_TASK PROMPT_: Write out exactly the lines of the entries below from the one holding "Generate a Python" to the one holding "return (x - OFF) / W", inclusive, and leave out all other lines.

[start of THE INPUT]

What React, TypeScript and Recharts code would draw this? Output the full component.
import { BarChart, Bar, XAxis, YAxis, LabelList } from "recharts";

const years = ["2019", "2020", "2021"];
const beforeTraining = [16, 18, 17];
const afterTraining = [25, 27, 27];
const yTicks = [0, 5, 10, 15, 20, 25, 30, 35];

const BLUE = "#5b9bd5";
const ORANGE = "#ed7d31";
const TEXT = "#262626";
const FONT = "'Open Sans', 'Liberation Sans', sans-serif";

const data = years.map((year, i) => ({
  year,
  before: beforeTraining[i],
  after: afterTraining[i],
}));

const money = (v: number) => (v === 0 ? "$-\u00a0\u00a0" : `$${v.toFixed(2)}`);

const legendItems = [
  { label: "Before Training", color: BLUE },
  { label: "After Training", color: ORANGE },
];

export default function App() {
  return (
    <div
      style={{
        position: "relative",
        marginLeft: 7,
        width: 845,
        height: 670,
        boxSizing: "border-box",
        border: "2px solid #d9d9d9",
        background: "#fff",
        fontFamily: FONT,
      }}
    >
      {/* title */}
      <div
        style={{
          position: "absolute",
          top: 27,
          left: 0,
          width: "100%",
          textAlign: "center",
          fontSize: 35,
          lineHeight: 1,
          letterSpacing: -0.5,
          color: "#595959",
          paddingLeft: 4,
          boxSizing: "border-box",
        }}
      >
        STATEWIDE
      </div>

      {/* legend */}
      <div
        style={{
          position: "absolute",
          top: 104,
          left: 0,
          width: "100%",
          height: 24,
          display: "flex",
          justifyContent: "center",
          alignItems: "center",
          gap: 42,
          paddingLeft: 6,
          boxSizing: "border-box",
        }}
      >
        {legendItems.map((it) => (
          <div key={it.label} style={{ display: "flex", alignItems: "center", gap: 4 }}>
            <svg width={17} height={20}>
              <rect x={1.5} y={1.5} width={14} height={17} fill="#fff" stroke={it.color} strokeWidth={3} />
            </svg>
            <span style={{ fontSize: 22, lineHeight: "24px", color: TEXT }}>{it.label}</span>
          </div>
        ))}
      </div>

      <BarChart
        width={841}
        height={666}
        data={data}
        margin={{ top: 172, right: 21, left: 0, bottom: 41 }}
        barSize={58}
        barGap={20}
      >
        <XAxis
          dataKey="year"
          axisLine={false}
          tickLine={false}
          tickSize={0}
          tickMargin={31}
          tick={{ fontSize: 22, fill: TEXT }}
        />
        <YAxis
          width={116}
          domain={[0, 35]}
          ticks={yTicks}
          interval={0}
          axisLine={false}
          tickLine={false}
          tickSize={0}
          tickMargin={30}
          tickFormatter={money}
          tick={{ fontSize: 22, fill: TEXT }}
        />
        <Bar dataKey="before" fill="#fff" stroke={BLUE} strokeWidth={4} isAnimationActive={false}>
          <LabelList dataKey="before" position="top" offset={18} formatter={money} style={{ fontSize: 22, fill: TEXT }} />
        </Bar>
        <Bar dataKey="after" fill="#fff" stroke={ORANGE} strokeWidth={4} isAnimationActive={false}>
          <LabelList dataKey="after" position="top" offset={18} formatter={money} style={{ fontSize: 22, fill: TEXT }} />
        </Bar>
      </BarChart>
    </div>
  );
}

[end of THE INPUT]
[start of THE INPUT]

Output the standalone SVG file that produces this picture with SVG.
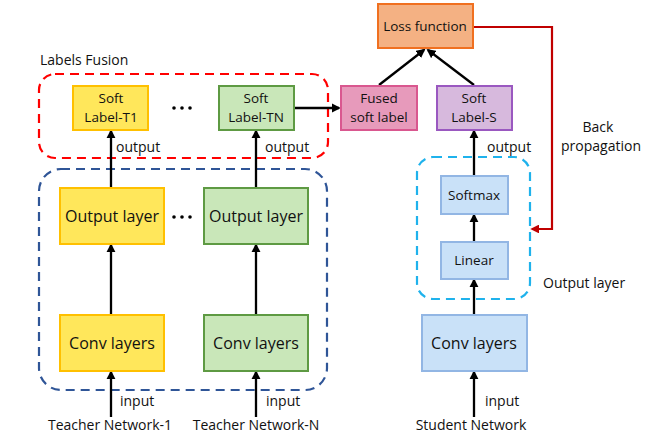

[end of THE INPUT]
[start of THE INPUT]

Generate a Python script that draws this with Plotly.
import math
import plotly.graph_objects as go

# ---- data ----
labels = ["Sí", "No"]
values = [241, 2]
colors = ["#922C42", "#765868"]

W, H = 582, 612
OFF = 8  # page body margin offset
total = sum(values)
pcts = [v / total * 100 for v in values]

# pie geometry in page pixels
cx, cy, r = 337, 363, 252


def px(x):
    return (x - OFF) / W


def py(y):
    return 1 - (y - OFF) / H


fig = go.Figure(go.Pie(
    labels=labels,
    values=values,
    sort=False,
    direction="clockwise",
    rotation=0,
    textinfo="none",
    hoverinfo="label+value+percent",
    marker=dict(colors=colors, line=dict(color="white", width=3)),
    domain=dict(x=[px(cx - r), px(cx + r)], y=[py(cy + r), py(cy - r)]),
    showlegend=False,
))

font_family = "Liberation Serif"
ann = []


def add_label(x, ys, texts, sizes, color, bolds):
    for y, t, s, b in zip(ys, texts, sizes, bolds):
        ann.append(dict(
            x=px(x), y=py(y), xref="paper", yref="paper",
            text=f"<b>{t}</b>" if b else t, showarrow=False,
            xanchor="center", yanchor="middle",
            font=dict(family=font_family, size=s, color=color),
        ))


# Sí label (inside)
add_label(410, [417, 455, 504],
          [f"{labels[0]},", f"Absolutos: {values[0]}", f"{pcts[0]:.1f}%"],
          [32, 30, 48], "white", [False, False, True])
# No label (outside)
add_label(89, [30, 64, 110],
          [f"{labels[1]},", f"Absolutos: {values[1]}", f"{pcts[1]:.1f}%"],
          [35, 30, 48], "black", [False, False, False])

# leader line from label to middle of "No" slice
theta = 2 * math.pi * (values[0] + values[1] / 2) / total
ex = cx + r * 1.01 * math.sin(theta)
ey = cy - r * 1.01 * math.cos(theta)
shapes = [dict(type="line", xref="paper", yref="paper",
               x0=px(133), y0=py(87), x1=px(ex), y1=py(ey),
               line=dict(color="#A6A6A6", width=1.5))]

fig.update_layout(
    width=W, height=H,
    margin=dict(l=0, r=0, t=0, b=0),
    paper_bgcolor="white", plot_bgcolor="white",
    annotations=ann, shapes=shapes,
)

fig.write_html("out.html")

[end of THE INPUT]

_RESPONSE_:
Generate a Python script that draws this with Plotly.
import math
import plotly.graph_objects as go

# ---- data ----
labels = ["Sí", "No"]
values = [241, 2]
colors = ["#922C42", "#765868"]

W, H = 582, 612
OFF = 8  # page body margin offset
total = sum(values)
pcts = [v / total * 100 for v in values]

# pie geometry in page pixels
cx, cy, r = 337, 363, 252


def px(x):
    return (x - OFF) / W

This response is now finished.